In stevedore/cargo language, what does "W B" mean ?

clydesiderman
29th August 2007, 23:04
I read that a vessel was in " Berth number 1, WB, sails 0800 on the.... " Anyone know what "WB" means? Douglas.

lakercapt
29th August 2007, 23:53
suggest that it means
water ballast

Jim MacIntyre
30th August 2007, 01:31
Could it be 'Weather Bound' ??

The Captain
30th August 2007, 03:55
Could it be an abreviation for a "Terminal" ie "West Bank" or something similar. For instance "No. 5 Berth, West India Docks" could be "No. 5 Berth, WID". I don't think "WD" is "wharfie speak" I think it more likely an abreviation for a georaphic position, probably from a newspaper.

John

Keith Adams
30th August 2007, 04:44
I agree with "lakercapt" as meaning Water Ballast since the question was about cargo/stevedore code-words ... Snowy

mclean
30th August 2007, 05:48
Would suggest West Bound. Colin

John Cassels
30th August 2007, 09:11
WITH ballast ?.

tunatownshipwreck
30th August 2007, 09:19
It might have something to do with the cargo handling, such as "wheat, bulk" or "Wheat Board".

Tony Breach
30th August 2007, 10:47
Try "Waiting Bunkers"

Tony

awateah2
30th August 2007, 12:44
No 1 Berth,West Branch perhaps ???? This was used in Tilbury Docks I believe. EB (East Branch), CB (Centre Branch)

Frank Holleran
30th August 2007, 12:51
Berth No 1 West Berth
Regards
Frank

price
30th August 2007, 13:27
In the section, 'Abbreviations in common use in Shipping and Insurance Documents' printed towards the back of the book ' Handy Book for Shipowners and Masters' by H.Holman, 15th. ed. published 1953, W.B. refers to Water Ballast. Bruce.

Alan Hill
30th August 2007, 20:39
Interesting question. I wouldn't know offically either way but I leaned toward "West Branch"; did we decide which it was? Alan Hill Bridgeport, Pa. USA

Santos
30th August 2007, 21:10
Work Boat ?

Tony Breach
31st August 2007, 20:55
Douglas,

As you can see we have several differing ideas about this, any one of which could be correct. Although WB is the normal abbreviation for water ballast, is there any reason for it to explain why the ship is in berth, unless it was to take water ballast?
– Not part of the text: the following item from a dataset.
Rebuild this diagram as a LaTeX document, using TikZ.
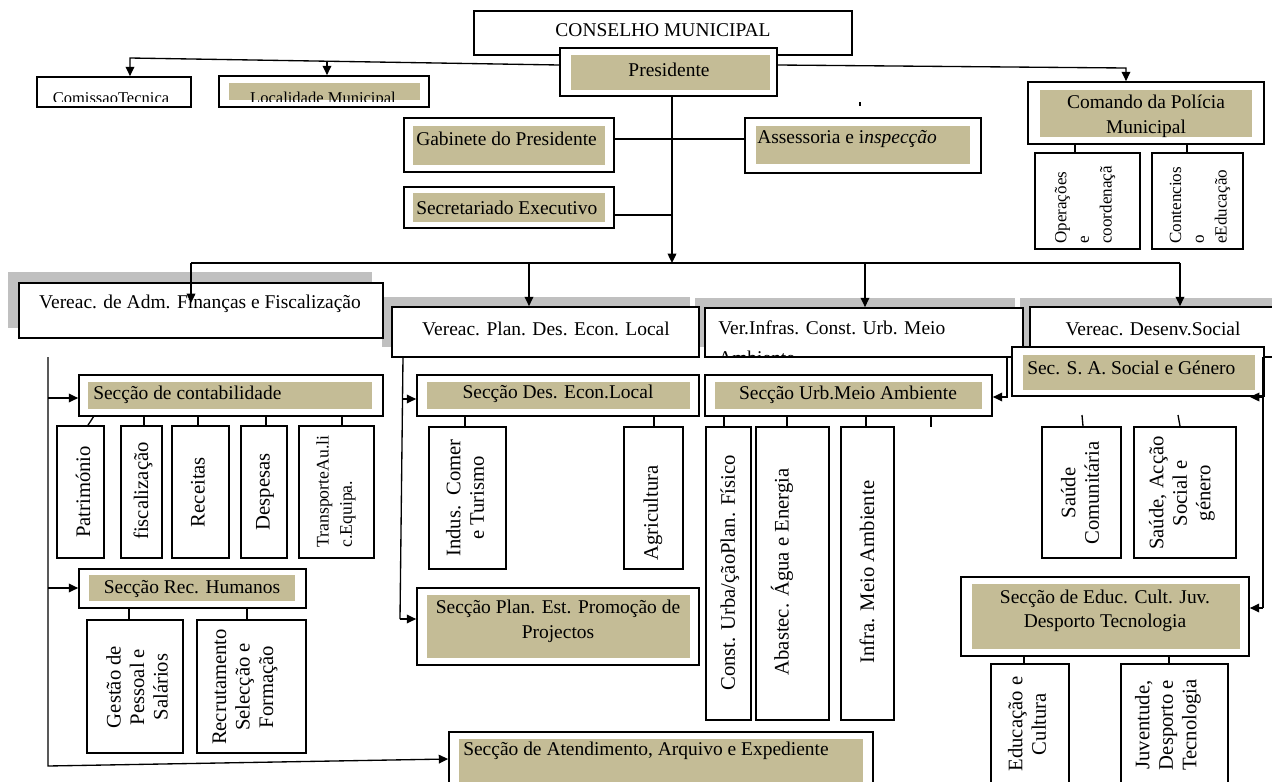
\documentclass[tikz,border=0pt]{standalone}
\usepackage{fontspec}
\setmainfont{Liberation Serif}
\usetikzlibrary{fit,arrows.meta,calc}
\definecolor{tanc}{RGB}{196,188,150}
\definecolor{shc}{RGB}{192,192,192}
\newcommand\fmain{\fontsize{14.6}{18.5}\selectfont}
\newcommand\frot{\fontsize{15.5}{17.6}\selectfont}
\newcommand\frsm{\fontsize{12.8}{17}\selectfont}
\newcommand\fsmall{\fontsize{12.4}{15}\selectfont}
\begin{document}
\begin{tikzpicture}[x=0.75pt,y=-0.75pt,
 ob/.style={draw, line width=1.3pt, fill=white, inner sep=0pt},
 ib/.style={fill=tanc, inner sep=0pt},
 sh/.style={fill=shc, inner sep=0pt},
 lbl/.style={font=\fmain, inner sep=0pt},
 rl/.style={font=\frot, inner sep=0pt, rotate=90, align=center},
 rs/.style={font=\frsm, inner sep=0pt, rotate=90, align=left, anchor=west},
 cn/.style={line width=1pt},
 ar/.style={line width=1pt, -{Triangle[length=7pt,width=6.5pt]}}]
\clip (0,0) rectangle (1272,782);
\fill[white] (0,0) rectangle (1272,782);

% ---- top level
\node[ob, fit={(474,11)(852,55)}] (cons) {};
\node[lbl] (tcons) at (663,30) {CONSELHO MUNICIPAL};
\node[ob, fit={(560,48)(777,96)}] (pres) {};
\node[ib, fit={(571,55)(770,90)}] (presi) {};
\node[lbl] (tpres) at (669,70) {Presidente};

\node[ob, fit={(37,77)(191,107)}] (comi) {};
\begin{scope}
\clip (38,78) rectangle (190,101);
\node[font=\fsmall, inner sep=0pt, anchor=base] (tcomi) at (111,103) {ComissaoTecnica};
\end{scope}
\node[ob, fit={(219,76)(429,107)}] (loc) {};
\node[ib, fit={(229,83)(420,100)}] (loci) {};
\begin{scope}
\clip (220,77) rectangle (428,101);
\node[font=\fsmall, inner sep=0pt, anchor=base] (tloc) at (323,103) {Localidade Municipal};
\end{scope}

\node[ob, fit={(404,118)(614,172)}] (gab) {};
\node[ib, fit={(413,126)(605,165)}] (gabi) {};
\node[lbl, anchor=west] (tgab) at (416,139) {Gabinete do Presidente};
\node[ob, fit={(404,187)(614,228)}] (sec) {};
\node[ib, fit={(413,193)(605,222)}] (seci) {};
\node[lbl, anchor=west] (tsec) at (416,208) {Secretariado Executivo};
\node[ob, fit={(745,118)(981,173)}] (ass) {};
\node[ib, fit={(756,126)(970,164)}] (assi) {};
\node[lbl, anchor=west] (tass) at (757,139) {Assessoria e i\textit{nspecção}};

\node[ob, fit={(1028,82)(1264,144)}] (cmd) {};
\node[ib, fit={(1040,90)(1252,137)}] (cmdi) {};
\node[lbl, align=center] (tcmd) at (1146,116) {Comando da Polícia\\Municipal};
\node[ob, fit={(1035,153)(1140,249)}] (ope) {};
\node[rs] (tope) at (1085,244) {Operações\\e\\coordenaçã};
\node[ob, fit={(1152,153)(1243,249)}] (con) {};
\node[rs] (tcon) at (1200,244) {Contencios\\o\\eEducação};

% ---- vereadores
\node[sh, fit={(8,272)(372,328)}] (adms) {};
\node[sh, fit={(382,297)(690,347)}] (plans) {};
\node[sh, fit={(695,298)(1015,347)}] (infs) {};
\node[sh, fit={(1020,298)(1290,347)}] (dess) {};
\node[ob, fit={(19,283)(383,338)}] (adm) {};
\node[lbl] (tadm) at (200,304) {Vereac. de Adm. Finanças e Fiscalização};
\node[ob, fit={(392,307)(699,357)}] (plan) {};
\node[lbl] (tplan) at (546,329) {Vereac. Plan. Des. Econ. Local};
\node[ob, fit={(705,308)(1023,357)}] (inf) {};
\begin{scope}
\clip (706,309) rectangle (1022,355.5);
\node[lbl, anchor=base west] (tinf) at (718,334) {Ver.Infras. Const. Urb. Meio};
\node[lbl, anchor=base west] (tinf2) at (718,364) {Ambiente};
\end{scope}
\node[ob, fit={(1030,307)(1290,357)}] (des) {};
\node[lbl] (tdes) at (1153,329) {Vereac. Desenv.Social};
\node[ob, fit={(1012,347)(1264,396)}] (ssa) {};
\node[ib, fit={(1023,355)(1255,390)}] (ssai) {};
\node[lbl, anchor=west] (tssa) at (1027,368) {Sec. S. A. Social e Género};

% ---- Adm branch
\node[ob, fit={(79,375)(383,416)}] (cont) {};
\node[ib, fit={(88,382)(372,409)}] (conti) {};
\node[lbl, anchor=west] (tcont) at (93,395) {Secção de contabilidade};
\node[ob, fit={(57,426)(104,558)}] (pat) {};
\node[rl] (tpat) at (83,492) {Património};
\node[ob, fit={(121,426)(162,558)}] (fis) {};
\node[rl] (tfis) at (143,491) {fiscalização};
\node[ob, fit={(172,426)(229,558)}] (rec) {};
\node[rl] (trec) at (198,492) {Receitas};
\node[ob, fit={(241,426)(287,558)}] (desp) {};
\node[rl] (tdesp) at (265,492) {Despesas};
\node[ob, fit={(299,426)(374,558)}] (tra) {};
\node[rs, font=\fontsize{13.3}{17.3}\selectfont] (ttra) at (336,548) {TransporteAu.li\\c.Equipa.};

\node[ob, fit={(79,569)(306,608)}] (rh) {};
\node[ib, fit={(89,575)(295,601)}] (rhi) {};
\node[lbl] (trh) at (192,589) {Secção Rec. Humanos};
\node[ob, fit={(87,620)(183,753)}] (ges) {};
\node[rl] (tges) at (137,687) {Gestão de\\Pessoal e\\Salários};
\node[ob, fit={(197,620)(306,753)}] (recr) {};
\node[rl] (trecr) at (245,687) {Recrutamento\\Selecção e\\Formação};

% ---- Plan branch
\node[ob, fit={(417,375)(699,416)}] (dec) {};
\node[ib, fit={(427,382)(690,409)}] (deci) {};
\node[lbl] (tdec) at (558,394) {Secção Des. Econ.Local};
\node[ob, fit={(429,427)(506,569)}] (ind) {};
\node[rl] (tind) at (465,498) {Indus.\ \ Comer\\e Turismo};
\node[ob, fit={(624,427)(683,569)}] (agr) {};
\node[rl] (tagr) at (653,513) {Agricultura};
\node[ob, fit={(417,588)(699,665)}] (pep) {};
\node[ib, fit={(427,595)(690,658)}] (pepi) {};
\node[lbl, align=center] (tpep) at (558,621) {Secção Plan. Est. Promoção de\\Projectos};
\node[ob, fit={(449,732)(873,800)}] (ate) {};
\node[ib, fit={(459,739)(863,795)}] (atei) {};
\node[lbl, anchor=west] (tate) at (463,751) {Secção de Atendimento, Arquivo e Expediente};

% ---- Infras branch
\node[ob, fit={(705,375)(992,416)}] (urb) {};
\node[ib, fit={(715,382)(982,409)}] (urbi) {};
\node[lbl] (turb) at (848,395) {Secção Urb.Meio Ambiente};
\node[ob, fit={(706,427)(751,720)}] (cup) {};
\node[rl] (tcup) at (730,573) {Const. Urba/çãoPlan. Físico};
\node[ob, fit={(756,427)(829,720)}] (aba) {};
\node[rl] (taba) at (782,572) {Abastec. Água e Energia};
\node[ob, fit={(841,427)(894,720)}] (ima) {};
\node[rl] (tima) at (867,572) {Infra. Meio Ambiente};

% ---- Social branch
\node[ob, fit={(1042,427)(1121,558)}] (sco) {};
\node[rl] (tsco) at (1080,493) {Saúde\\Comunitária};
\node[ob, fit={(1134,427)(1236,558)}] (sas) {};
\node[rl] (tsas) at (1182,493) {Saúde, Acção\\Social e\\género};
\node[ob, fit={(961,577)(1249,656)}] (edu) {};
\node[ib, fit={(972,584)(1240,649)}] (edui) {};
\node[lbl, align=center] (tedu) at (1105,611) {Secção de Educ. Cult. Juv.\\Desporto Tecnologia};
\node[ob, fit={(991,664)(1069,800)}] (edc) {};
\node[rl] (tedc) at (1027,724) {Educação e\\Cultura};
\node[ob, fit={(1121,664)(1228,800)}] (juv) {};
\node[rl] (tjuv) at (1168,725) {Juventude,\\Desporto e\\Tecnologia};

% ---- connectors
\coordinate (hub) at (672,263);
\draw[ar] (pres.west |- 0,65) -- (130,58) -- (comi.north -| 130,0);
\draw[ar] (327,60.5) -- (loc.north -| 327,0);
\draw[ar] (pres.east |- 0,65) -- (1126,68) -- (cmd.north -| 1126,0);
\draw[cn] (cmd.south -| 1075,0) -- (ope.north -| 1075,0);
\draw[cn] (cmd.south -| 1187,0) -- (con.north -| 1187,0);
\draw[ar] (pres.south -| hub) -- (hub);
\draw[cn] (gab.east |- 0,139) -- (ass.west |- 0,139);
\draw[cn] (sec.east |- 0,215) -- (672,215);
\draw[cn] (191,263) -- (1180,263);
\draw[ar] (191,263) -- (191,303);
\draw[ar] (529,263) -- (plan.north -| 529,0);
\draw[ar] (865,263) -- (inf.north -| 865,0);
\draw[ar] (1180,263) -- (des.north -| 1180,0);

\draw[ar] (48,357) -- (48,766) -- (ate.west |- 0,759);
\draw[ar] (48,398) -- (cont.west |- 0,398);
\draw[ar] (48,588) -- (rh.west |- 0,588);
\draw[cn] (94,416) -- (pat.north -| 88,0);
\foreach \x/\n in {144/fis,198/rec,266/desp,342/tra}
  \draw[cn] (cont.south -| \x,0) -- (\n.north -| \x,0);
\draw[cn] (rh.south -| 129,0) -- (ges.north -| 129,0);
\draw[cn] (rh.south -| 247,0) -- (recr.north -| 247,0);

\draw[cn] (403,357) -- (400,619);
\draw[ar] (402.5,399) -- (dec.west |- 0,399);
\draw[ar] (400,619) -- (pep.west |- 0,619);
\draw[cn] (dec.south -| 465,0) -- (ind.north -| 465,0);
\draw[cn] (dec.south -| 654,0) -- (agr.north -| 654,0);

\draw[ar] (1007,357) -- (1007,397) -- (urb.east |- 0,397);
\draw[cn] (urb.south -| 724,0) -- (cup.north -| 724,0);
\draw[cn] (urb.south -| 787,0) -- (aba.north -| 787,0);
\draw[cn] (urb.south -| 866,0) -- (ima.north -| 866,0);
\draw[cn] (urb.south -| 931,0) -- (931,427);

\draw[cn] (1263,357) -- (1263,608);
\draw[ar] (1263,397) -- (1250,397);
\draw[ar] (1263,608) -- (edu.east |- 0,608);
\draw[cn] (1082,415) -- (sco.north -| 1083,0);
\draw[cn] (1178,415) -- (sas.north -| 1180,0);
\draw[cn] (edu.south -| 1024,0) -- (edc.north -| 1024,0);
\draw[cn] (edu.south -| 1169,0) -- (juv.north -| 1169,0);
\draw[line width=0.8pt] (860,102) -- (860,106);
\end{tikzpicture}
\end{document}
If so it would be more likely to state "ballasting". As the abbreviation is obviously intended to impart operational information it would be most helpful to know to which port, area or even nation the query refers.
I am sure that if you can give us that info you will have a definitive response PDQ. (If I were a betting man I'd go for "weatherbound")

Tony

clydesiderman
3rd September 2007, 23:41
Hi, and thanks to all for your thoughts.
I saw the entry in the Ardrossan Harbour berthing and cargo book for 30th October 1962, held in the Mitchell Library, Glasgow.
The entries for that day read;
Hima due 2nd November, to discharge 9900 tons petrol and gas oil, berth 12, tugs, pilot and patrolman ordered.
Lairdsrock, berth 1, WB.
Clipper, berth 3, sails pm 30th.
Pointer, berth 4, sails 8/9pm 30th.
and so on.

Vessels were arriving and leaving all day, so probably weather bound may be discounted.
Vessels were bunkering all the time at the port, but only in this instance is WB is listed. Lairdsrock arrived that day at 0200 from Belfast with 300 tons scrap, and sailed at 2245 that night for Glasgow.
I am happy with all the suggestions, all are likely, but which one is correct. One of life's little mysteries.
Douglas.

Tony Breach
4th September 2007, 11:35
Douglas,

I'm sure you'll get a response from someone who knows the operations at Ardrossan.

LAIRDSROCK was pretty small, only 715 dwt, motorship, built 1935. Engines were aft so she may have needed to ballast for'd before sailing.